Storytelling sessions with older, young adults (i.e. 16, 17 and 18 years of age) are not anything like what I do for the younger children. For the young adults the sessions are more like conversations where I drop in a small anecdote (story), parable or proverb here and there. There is a flow and rhythm to these conversations that I love.  I treat the students as adults, as equals. I let them know that I have as much to learn from them as they might think they can learn from me.

During one conversation a young woman of about 17 years of age expressed her disappointment on a recent vacation that she and her family had taken to the United States. Her English fluency was phenomenal and much better than the rest of her family so she ended up acting as the interpreter for everyone. As she spoke of the negative stereotypes she and her family suffered because they were from Colombia, her face saddened.  Her countenance was altered from that of a wide-eyed, smiling teen, enjoying my anecdotes and jokes to a more mature, despondent look. I listened to her story of harassment, discrimination and prejudice and felt my heart sicken.

A spontaneous, “I am so sorry for what you and your family suffered,” came from my mouth.

The young girl hugged me and said a thank you that I felt deep inside of myself.

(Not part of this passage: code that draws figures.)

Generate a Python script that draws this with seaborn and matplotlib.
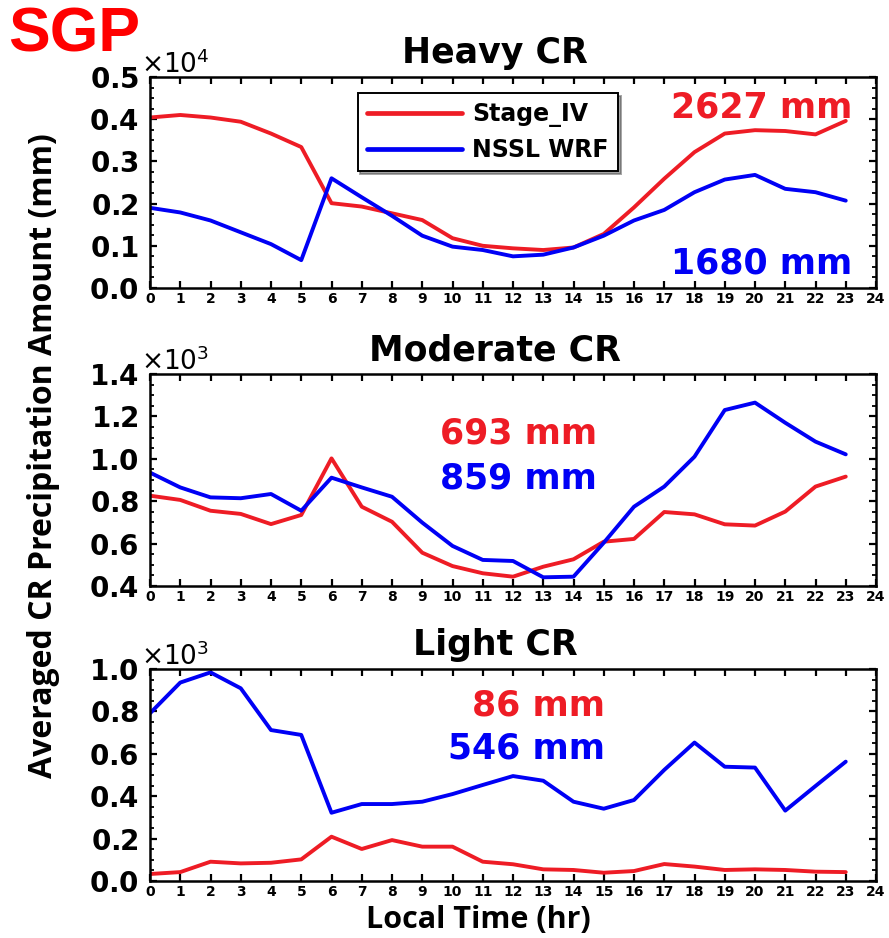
import numpy as np
import pandas as pd
import matplotlib
matplotlib.use("Agg")
import matplotlib.pyplot as plt
from matplotlib.ticker import ScalarFormatter, AutoMinorLocator, MultipleLocator
import seaborn as sns

# Local hour of day
hours = list(range(24))

# Averaged CR precipitation amount (mm) per hour
heavy_stage4 = [4040, 4100, 4040, 3940, 3660, 3340, 2010, 1930, 1770, 1610,
                1180, 1000, 940, 900, 960, 1280, 1910, 2590, 3220, 3660,
                3740, 3720, 3640, 3960]
heavy_wrf = [1900, 1790, 1600, 1320, 1040, 660, 2600, 2150, 1710, 1240,
             980, 900, 750, 790, 960, 1240, 1600, 1850, 2270, 2570,
             2680, 2350, 2270, 2070]

moderate_stage4 = [826, 806, 755, 740, 692, 735, 1002, 774, 703, 557,
                   494, 460, 444, 491, 526, 609, 622, 749, 738, 691,
                   685, 751, 869, 916]
moderate_wrf = [935, 865, 818, 814, 834, 755, 911, 865, 821, 699,
                589, 523, 518, 441, 444, 604, 774, 869, 1010, 1230,
                1265, 1170, 1081, 1021]

light_stage4 = [33, 42, 91, 83, 86, 102, 209, 151, 193, 162,
                162, 91, 79, 55, 52, 39, 47, 80, 68, 52,
                55, 52, 44, 42]
light_wrf = [791, 936, 984, 909, 712, 689, 322, 363, 363, 374,
             410, 453, 495, 473, 374, 341, 382, 524, 653, 539,
             535, 332, 448, 563]

titles = ["Heavy CR", "Moderate CR", "Light CR"]
totals_stage4 = ["2627 mm", "693 mm", "86 mm"]
totals_wrf = ["1680 mm", "859 mm", "546 mm"]
series_names = ["Stage_IV", "NSSL WRF"]

RED = "#ee1c25"
BLUE = "#0000f5"

sns.set_style("ticks")
plt.rcParams["font.family"] = ["DejaVu Sans"]
plt.rcParams.update({
    "axes.linewidth": 1.8,
    "text.color": "black",
    "axes.labelcolor": "black",
    "axes.edgecolor": "black",
    "xtick.color": "black",
    "ytick.color": "black",
})

fig = plt.figure(figsize=(8.89, 9.38), dpi=100)

left, width = 150 / 889, 726 / 889
panels = [
    dict(bottom=1 - 288 / 938, height=211 / 938, ylim=(0, 5000), step=1000, order=4,
         s4=heavy_stage4, wrf=heavy_wrf,
         pos4=(0.967, 0.806), posw=(0.967, 0.071)),
    dict(bottom=1 - 586 / 938, height=212 / 938, ylim=(400, 1400), step=200, order=3,
         s4=moderate_stage4, wrf=moderate_wrf,
         pos4=(0.616, 0.670), posw=(0.616, 0.462)),
    dict(bottom=1 - 881 / 938, height=212 / 938, ylim=(0, 1000), step=200, order=3,
         s4=light_stage4, wrf=light_wrf,
         pos4=(0.627, 0.783), posw=(0.627, 0.580)),
]

for i, p in enumerate(panels):
    ax = fig.add_axes([left, p["bottom"], width, p["height"]])
    df = pd.DataFrame({
        "hour": hours * 2,
        "amount": p["s4"] + p["wrf"],
        "source": [series_names[0]] * 24 + [series_names[1]] * 24,
    })
    sns.lineplot(data=df, x="hour", y="amount", hue="source",
                 palette={series_names[0]: RED, series_names[1]: BLUE},
                 linewidth=2.8, ax=ax, legend=(i == 0))

    ax.set_xlim(0, 24)
    ax.set_ylim(*p["ylim"])
    ax.xaxis.set_major_locator(MultipleLocator(1))
    ax.yaxis.set_major_locator(MultipleLocator(p["step"]))
    ax.yaxis.set_minor_locator(AutoMinorLocator(4))

    fmt = ScalarFormatter(useMathText=True)
    fmt.set_powerlimits((p["order"], p["order"]))
    ax.yaxis.set_major_formatter(fmt)
    off = ax.yaxis.get_offset_text()
    off.set_fontsize(19)
    off.set_x(-0.012)

    ax.tick_params(axis="both", which="both", direction="in", top=True, right=True)
    ax.tick_params(axis="both", which="major", length=5, width=1.6)
    ax.tick_params(axis="y", which="minor", length=3, width=1.3)
    ax.tick_params(axis="x", labelsize=10, pad=3)
    ax.tick_params(axis="y", labelsize=20, pad=8)
    for lab in ax.get_xticklabels() + ax.get_yticklabels():
        lab.set_fontweight("bold")

    ax.set_xlabel("")
    ax.set_ylabel("")
    ax.set_title(titles[i], x=0.475, pad=10, fontsize=25, fontweight="bold",
                 color="black")

    ax.text(*p["pos4"], totals_stage4[i], transform=ax.transAxes, ha="right",
            va="baseline", color=RED, fontsize=25, fontweight="bold")
    ax.text(*p["posw"], totals_wrf[i], transform=ax.transAxes, ha="right",
            va="baseline", color=BLUE, fontsize=25, fontweight="bold")

    if i == 0:
        leg = ax.legend(loc="upper left", bbox_to_anchor=(0.286, 0.925),
                        frameon=True, fancybox=False, shadow=True,
                        handlelength=4.0, handletextpad=0.45, borderpad=0.4,
                        labelspacing=0.45, prop=dict(size=17, weight="bold"),
                        borderaxespad=0)
        leg.get_frame().set_edgecolor("black")
        leg.get_frame().set_linewidth(1.4)
        for h in leg.get_lines():
            h.set_linewidth(3.4)

fig.text(44 / 889, 1 - 456 / 938, "Averaged CR Precipitation Amount (mm)",
         rotation=90, ha="center", va="center", fontsize=23,
         fontweight="bold", family=["Open Sans", "DejaVu Sans"])
fig.text(478 / 889, 1 - 928 / 938, "Local Time (hr)", ha="center", va="baseline",
         fontsize=22, fontweight="bold", family=["Open Sans", "DejaVu Sans"])
fig.text(8 / 889, 1 - 51 / 938, "SGP", ha="left", va="baseline", color="red",
         fontsize=45, fontweight="bold", family=["Liberation Sans", "DejaVu Sans"])

fig.savefig("out.png", dpi=100)
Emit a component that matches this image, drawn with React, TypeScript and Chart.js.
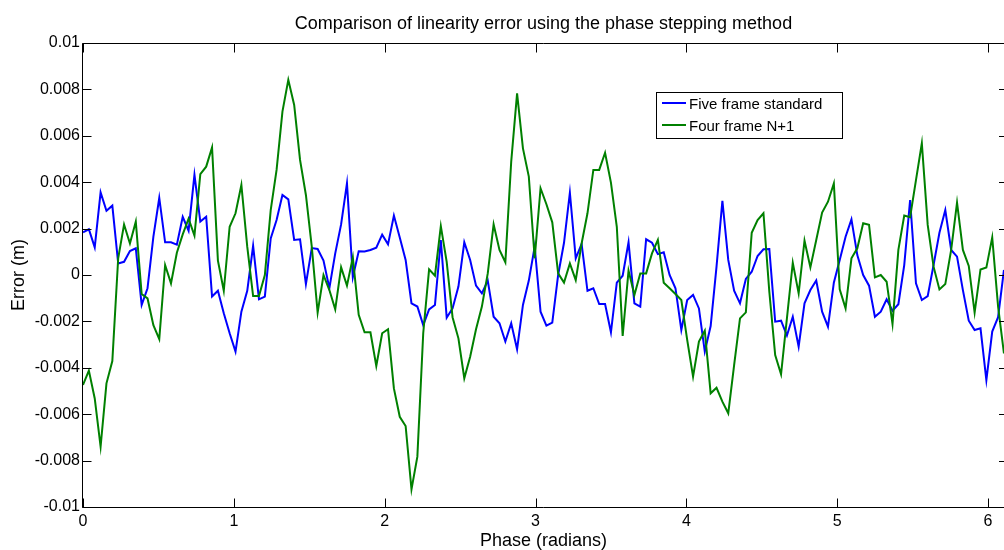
import React, { useEffect, useRef } from "react";
import { Chart, registerables } from "chart.js";

Chart.register(...registerables);

// Phase sample spacing (radians)
const STEP = 0.03889;
const X_MAX = 6.106;

// Error values in units of 1e-3 m
const FIVE_FRAME = [
  1.84, 1.97, 1.19, 3.56, 2.77, 2.99, 0.5, 0.57, 1.03, 1.15,
  -1.29, -0.57, 1.65, 3.32, 1.41, 1.41, 1.31, 2.51, 1.91, 4.32,
  2.3, 2.51, -0.93, -0.68, -1.65, -2.51, -3.3, -1.58, -0.68, 1.26,
  -1.05, -0.93, 1.58, 2.37, 3.45, 3.26, 1.51, 1.54, -0.39, 1.16,
  1.12, 0.62, -0.57, 0.93, 2.18, 3.95, -0.1, 1.02, 1.01, 1.08,
  1.18, 1.74, 1.32, 2.56, 1.62, 0.65, -1.22, -1.36, -2.16, -1.48,
  -1.29, 1.51, -1.84, -1.44, -0.5, 1.41, 0.65, -0.46, -0.79, -0.24,
  -1.8, -2.08, -2.87, -2.08, -3.2, -1.29, -0.24, 1.22, -1.58, -2.18,
  -2.05, 0.0, 1.39, 3.55, 0.72, 1.34, -0.68, -0.57, -1.25, -1.25,
  -2.47, -0.33, -0.03, 1.41, -1.22, -1.36, 1.54, 1.39, 0.9, 0.98,
  0.0, -0.57, -2.37, -1.08, -0.86, -1.44, -3.3, -2.2, 0.36, 3.2,
  0.65, -0.68, -1.22, -0.17, 0.14, 0.82, 1.11, 1.12, -2.01, -1.97,
  -2.61, -1.8, -3.09, -1.22, -0.65, -0.24, -1.58, -2.23, -0.33, 0.65,
  1.65, 2.4, 0.86, 0.0, -0.46, -1.8, -1.58, -1.05, -1.54, -1.26,
  0.43, 3.23, -0.36, -1.08, -0.91, 0.43, 1.82, 2.8, 1.08, 0.79,
  -0.65, -1.97, -2.37, -2.3, -4.53, -2.44, -1.82, 0.22,
];

const FOUR_FRAME = [
  -4.74, -4.12, -5.32, -7.4, -4.67, -3.71, 0.72, 2.18, 1.36, 2.3,
  -0.82, -1.01, -2.16, -2.76, 0.43, -0.36, 0.96, 1.75, 2.43, 1.7,
  4.35, 4.67, 5.5, 0.62, -0.68, 2.08, 2.66, 3.88, 1.22, -0.91,
  -0.91, 0.0, 2.8, 4.53, 7.04, 8.41, 7.33, 4.96, 3.45, 1.22,
  -1.62, 0.0, -0.65, -1.48, 0.33, -0.46, 0.76, -1.72, -2.47, -2.47,
  -3.92, -2.51, -2.34, -4.89, -6.11, -6.51, -9.24, -7.83, -2.51, 0.24,
  -0.03, 2.11, 0.57, -1.82, -2.73, -4.45, -3.52, -2.34, -1.36, 0.07,
  2.18, 1.08, 0.55, 4.89, 7.83, 5.46, 4.24, 0.72, 3.74, 3.05,
  2.27, 0.07, -0.33, 0.5, -0.22, 1.36, 2.66, 4.53, 4.53, 5.27,
  3.98, 2.08, -2.63, 0.19, -0.86, 0.07, 0.07, 0.93, 1.51, -0.33,
  -0.57, -0.82, -1.08, -2.8, -4.38, -2.87, -2.4, -5.1, -4.86, -5.46,
  -5.96, -3.88, -1.87, -1.61, 1.82, 2.37, 2.66, -0.72, -3.45, -4.28,
  -1.87, 0.53, -0.79, 1.48, 0.33, 1.51, 2.69, 3.16, 3.95, -0.62,
  -1.44, 0.72, 1.15, 2.23, 2.16, -0.1, 0.0, -0.29, -2.11, 1.08,
  2.56, 2.49, 4.09, 5.68, 2.16, 0.36, -0.62, -0.39, 1.08, 3.12,
  1.08, 0.39, -1.62, 0.24, 0.32, 1.62, -1.36, -3.38,
];

const X_TICKS = [0, 1, 2, 3, 4, 5, 6];
const Y_TICKS = [-0.01, -0.008, -0.006, -0.004, -0.002, 0, 0.002, 0.004, 0.006, 0.008, 0.01];

const TITLE = "Comparison of linearity error using the phase stepping method";
const X_LABEL = "Phase (radians)";
const Y_LABEL = "Error (m)";
const SERIES_NAMES = ["Five frame standard", "Four frame N+1"];
const SERIES_COLORS = ["#0000ff", "#008000"];

const FONT = "'Liberation Sans', Arial, Helvetica, sans-serif";

const toPoints = (vals: number[]) => vals.map((v, i) => ({ x: i * STEP, y: v / 1000 }));

const decorPlugin = {
  id: "decor",
  afterDraw(chart: any) {
    const { ctx, chartArea: a, scales } = chart;
    ctx.save();
    ctx.strokeStyle = "#000";
    ctx.lineWidth = 1;
    const L = Math.round(a.left) - 0.5;
    const R = chart.width;
    const T = Math.round(a.top) + 0.5;
    const B = Math.round(a.bottom) + 0.5;
    // box: left, top, bottom (right edge lies just outside the picture)
    ctx.beginPath();
    ctx.moveTo(R, T);
    ctx.lineTo(L, T);
    ctx.lineTo(L, B);
    ctx.lineTo(R, B);
    ctx.stroke();
    const TL = 9;
    ctx.beginPath();
    for (const v of X_TICKS) {
      const px = Math.round(scales.x.getPixelForValue(v)) + 0.5;
      ctx.moveTo(px, B);
      ctx.lineTo(px, B - TL);
      ctx.moveTo(px, T);
      ctx.lineTo(px, T + TL);
    }
    for (const v of Y_TICKS) {
      const py = Math.round(scales.y.getPixelForValue(v)) + 0.5;
      ctx.moveTo(L, py);
      ctx.lineTo(L + TL, py);
      ctx.moveTo(R, py);
      ctx.lineTo(R - 5, py);
    }
    ctx.stroke();

    // Title and axis titles
    ctx.fillStyle = "#000";
    const cx = (a.left + a.right) / 2;
    ctx.font = `18px ${FONT}`;
    ctx.textAlign = "center";
    ctx.textBaseline = "alphabetic";
    ctx.fillText(TITLE, cx, 29);
    ctx.fillText(X_LABEL, cx, 546);
    ctx.save();
    ctx.translate(24, (a.top + a.bottom) / 2);
    ctx.rotate(-Math.PI / 2);
    ctx.fillText(Y_LABEL, 0, 0);
    ctx.restore();

    // Legend
    const lx = 656, ly = 92, lw = 186, lh = 46;
    ctx.fillStyle = "#fff";
    ctx.fillRect(lx, ly, lw, lh);
    ctx.strokeStyle = "#000";
    ctx.lineWidth = 1;
    ctx.strokeRect(lx + 0.5, ly + 0.5, lw, lh);
    ctx.font = `15px ${FONT}`;
    ctx.textAlign = "left";
    const rows = [103, 125];
    SERIES_NAMES.forEach((name, i) => {
      ctx.strokeStyle = SERIES_COLORS[i];
      ctx.lineWidth = 2;
      ctx.beginPath();
      ctx.moveTo(662, rows[i]);
      ctx.lineTo(686, rows[i]);
      ctx.stroke();
      ctx.fillStyle = "#000";
      ctx.fillText(name, 689, rows[i] + 5.5);
    });
    ctx.restore();
  },
};

export default function App() {
  const ref = useRef<HTMLCanvasElement | null>(null);
  useEffect(() => {
    if (!ref.current) return;
    const chart = new Chart(ref.current, {
      type: "line",
      data: {
        datasets: [
          {
            label: SERIES_NAMES[0],
            data: toPoints(FIVE_FRAME),
            borderColor: SERIES_COLORS[0],
            backgroundColor: SERIES_COLORS[0],
            borderWidth: 2,
            pointRadius: 0,
            tension: 0,
            order: 1,
          },
          {
            label: SERIES_NAMES[1],
            data: toPoints(FOUR_FRAME),
            borderColor: SERIES_COLORS[1],
            backgroundColor: SERIES_COLORS[1],
            borderWidth: 2,
            pointRadius: 0,
            tension: 0,
            order: 0,
          },
        ],
      },
      options: {
        animation: false,
        responsive: false,
        events: [],
        layout: { padding: { top: 43, left: 0, right: 0, bottom: 0 } },
        plugins: { legend: { display: false }, title: { display: false }, tooltip: { enabled: false } },
        scales: {
          x: {
            type: "linear",
            min: 0,
            max: X_MAX,
            grid: { display: false, drawTicks: false },
            border: { display: false },
            afterBuildTicks: (s: any) => {
              s.ticks = X_TICKS.map((v) => ({ value: v }));
            },
            afterFit: (s: any) => {
              s.height = 43;
            },
            ticks: {
              autoSkip: false,
              maxRotation: 0,
              padding: 5,
              color: "#000",
              font: { family: FONT, size: 16 },
              callback: (v: any) => String(v),
            },
          },
          y: {
            type: "linear",
            min: -0.01,
            max: 0.01,
            grid: { display: false, drawTicks: false },
            border: { display: false },
            afterBuildTicks: (s: any) => {
              s.ticks = Y_TICKS.map((v) => ({ value: v }));
            },
            afterFit: (s: any) => {
              s.width = 83;
            },
            ticks: {
              autoSkip: false,
              padding: 3,
              color: "#000",
              font: { family: FONT, size: 16 },
              callback: (v: any) => String(v),
            },
          },
        },
      },
      plugins: [decorPlugin],
    });
    return () => chart.destroy();
  }, []);
  return (
    <div style={{ position: "fixed", left: 0, top: 0, width: 1004, height: 550, background: "#fff" }}>
      <canvas ref={ref} width={1004} height={550} />
    </div>
  );
}
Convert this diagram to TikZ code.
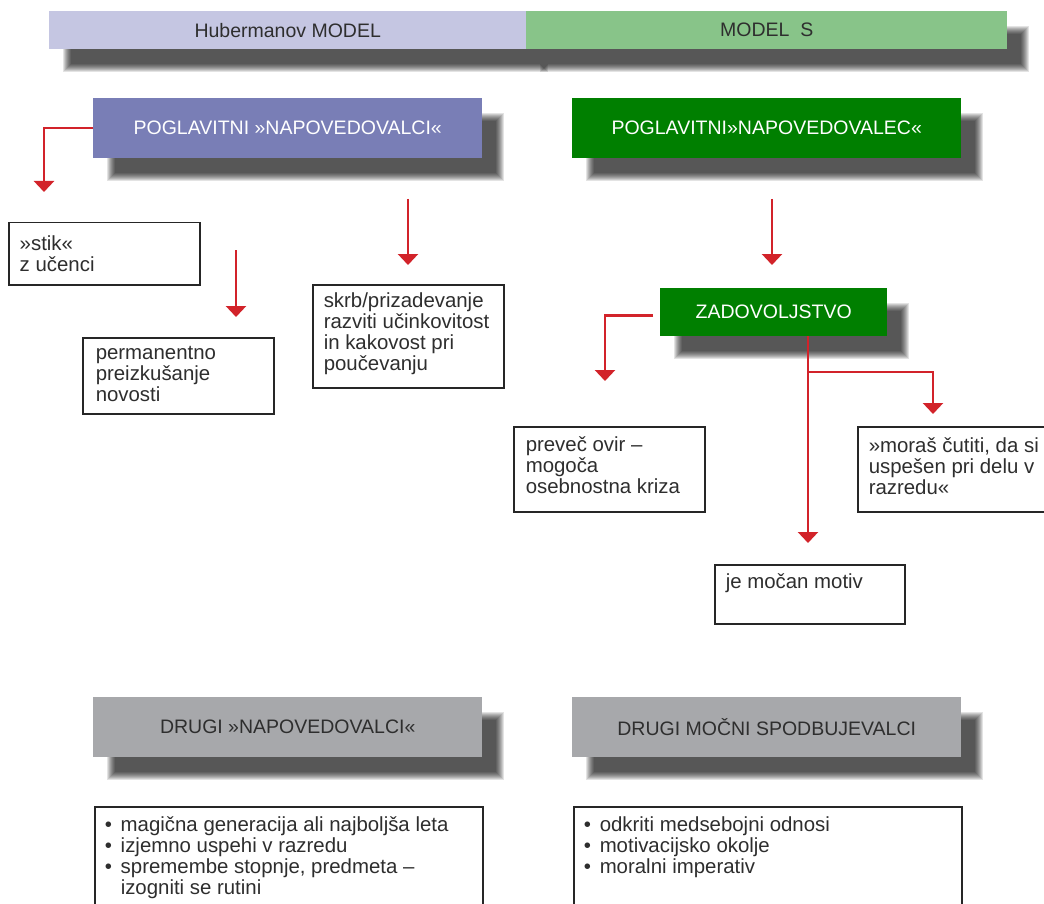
\documentclass[tikz,border=0pt]{standalone}
\usepackage{fontspec}
\setmainfont{Liberation Sans}
\usetikzlibrary{arrows.meta,calc}
\definecolor{lav}{HTML}{C5C6E2}
\definecolor{grn}{HTML}{88C489}
\definecolor{blu}{HTML}{797EB6}
\definecolor{dgr}{HTML}{007F00}
\definecolor{gry}{HTML}{A7A8AB}
\definecolor{arr}{HTML}{D2232A}
\definecolor{txt}{HTML}{2E2E2E}
\definecolor{boxc}{HTML}{262626}
\newcommand\bodyfont{\fontsize{20.4pt}{20.8pt}\selectfont}
\newcommand\hdrfont{\fontsize{19.5pt}{22pt}\selectfont}
\newcommand\bx[3]{\parbox[c][#2][t]{#1}{\raggedright\rule{0pt}{16pt}#3}}
\newcommand\bul{\makebox[16pt][l]{\textbullet}}
\pgfdeclarelayer{bg}
\pgfsetlayers{bg,main}
\newcommand\shadowof[1]{%
  \begin{pgfonlayer}{bg}
  \foreach \k in {0,...,8}{%
    \fill[black,opacity=0.11] ($(#1.north west)+(14+\k,15+\k)$) rectangle ($(#1.south east)+(22-\k,23-\k)$);}
  \end{pgfonlayer}}
\begin{document}
\begin{tikzpicture}[x=1pt,y=-1pt,
  hdr/.style={anchor=north west,inner sep=0pt,font=\hdrfont},
  wbox/.style={draw=boxc,line width=1.5pt,fill=white,anchor=north west,inner xsep=11pt,text=txt,font=\bodyfont},
  arw/.style={draw=arr,line width=2.6pt,-{Triangle[width=20pt,length=11pt]}}]
\useasboundingbox (0,0) rectangle (1044,904);
\begin{pgfonlayer}{bg}
\fill[white] (0,0) rectangle (1044,904);
\end{pgfonlayer}

% top banner
\node[hdr,fill=lav,text=txt,minimum width=477pt,minimum height=38pt] (hub) at (49,11) {Hubermanov MODEL};
\node[hdr,fill=grn,text=txt,minimum width=481pt,minimum height=38pt] (mods) at (526,11) {MODEL\ \ S};

% headers
\node[hdr,fill=blu,text=white,minimum width=389pt,minimum height=60pt] (pn) at (93,98) {POGLAVITNI »NAPOVEDOVALCI«};
\node[hdr,fill=dgr,text=white,minimum width=389pt,minimum height=60pt] (pg) at (572,98) {POGLAVITNI»NAPOVEDOVALEC«};
\node[hdr,fill=dgr,text=white,minimum width=227pt,minimum height=48pt] (zad) at (660,288) {ZADOVOLJSTVO};
\node[hdr,fill=gry,text=txt,minimum width=389pt,minimum height=60pt] (dn) at (93,697) {DRUGI »NAPOVEDOVALCI«};
\node[hdr,fill=gry,text=txt,minimum width=389pt,minimum height=60pt] (dm) at (572,697) {DRUGI MOČNI SPODBUJEVALCI};

\shadowof{hub}\shadowof{mods}\shadowof{pn}\shadowof{pg}\shadowof{zad}\shadowof{dn}\shadowof{dm}

% white boxes
\node[wbox,inner ysep=12pt] (stik) at (8,222) {\bx{169pt}{38pt}{»stik«\\z učenci}};
\node[wbox,inner xsep=13pt,inner ysep=6pt] (perm) at (82,337) {\bx{165pt}{64pt}{permanentno\\preizkušanje\\novosti}};
\node[wbox,inner ysep=7pt] (skrb) at (312,284) {\bx{169pt}{89pt}{skrb/prizadevanje\\razviti učinkovitost\\in kakovost pri\\poučevanju}};
\node[wbox,inner xsep=12pt,inner ysep=9pt] (prev) at (513,426) {\bx{167pt}{67pt}{preveč ovir –\\mogoča\\osebnostna kriza}};
\node[wbox,inner ysep=10pt] (moras) at (857,426) {\bx{178pt}{65pt}{»moraš čutiti, da si\\uspešen pri delu v\\razredu«}};
\node[wbox,inner ysep=8pt] (mocan) at (714,564) {\bx{168pt}{43pt}{je močan motiv}};
\node[wbox,inner xsep=10pt,inner ysep=9pt] (bl) at (94,806) {\bx{368pt}{102pt}{\bul magična generacija ali najboljša leta\\\bul izjemno uspehi v razredu\\\bul spremembe stopnje, predmeta –\\\hspace*{16pt}izogniti se rutini}};
\node[wbox,inner xsep=10pt,inner ysep=9pt] (br) at (573,806) {\bx{368pt}{102pt}{\bul odkriti medsebojni odnosi\\\bul motivacijsko okolje\\\bul moralni imperativ}};

% arrows
\coordinate (t1) at (44,192);
\draw[arw] (pn.west) -| (t1);
\coordinate (s2) at (236,250); \coordinate (t2) at (236,317);
\draw[arw] (s2) -- (t2);
\coordinate (s3) at (408,199); \coordinate (t3) at (408,265);
\draw[arw] (s3) -- (t3);
\coordinate (s4) at (772,199); \coordinate (t4) at (772,265);
\draw[arw] (s4) -- (t4);
\coordinate (s5) at ($(zad.west)+(-7,3)$); \coordinate (t5) at (605,381);
\draw[arw] (s5) -| (t5);
\coordinate (t6) at (808,543);
\draw[arw] (zad.south -| t6) -- (t6);
\coordinate (b7) at (808,372); \coordinate (t7) at (933,414);
\draw[arw] (b7) -| (t7);
\end{tikzpicture}
\end{document}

I can’t help but to reflect on the ability of the loud voices of ignorance to drown out reason and compassion sometimes. I knew of the stereotypes associated with Colombia prior to coming here; in fact I had been warned by several friends and family members not to venture here. If I allowed ignorance to rule my decision-making I would not be where I am today; a success as I define it, not as others choose to define it for me.

That young woman and her friends may very well be the future leaders of nations such as Colombia some day.  How will United States citizens be perceived by future generations beyond our borders due to an export of ignorance and irrational fears?

I didn’t mean to inject politics into the wonderful experience that I am having but I guess there are many dimensions to storytelling. Aren’t there?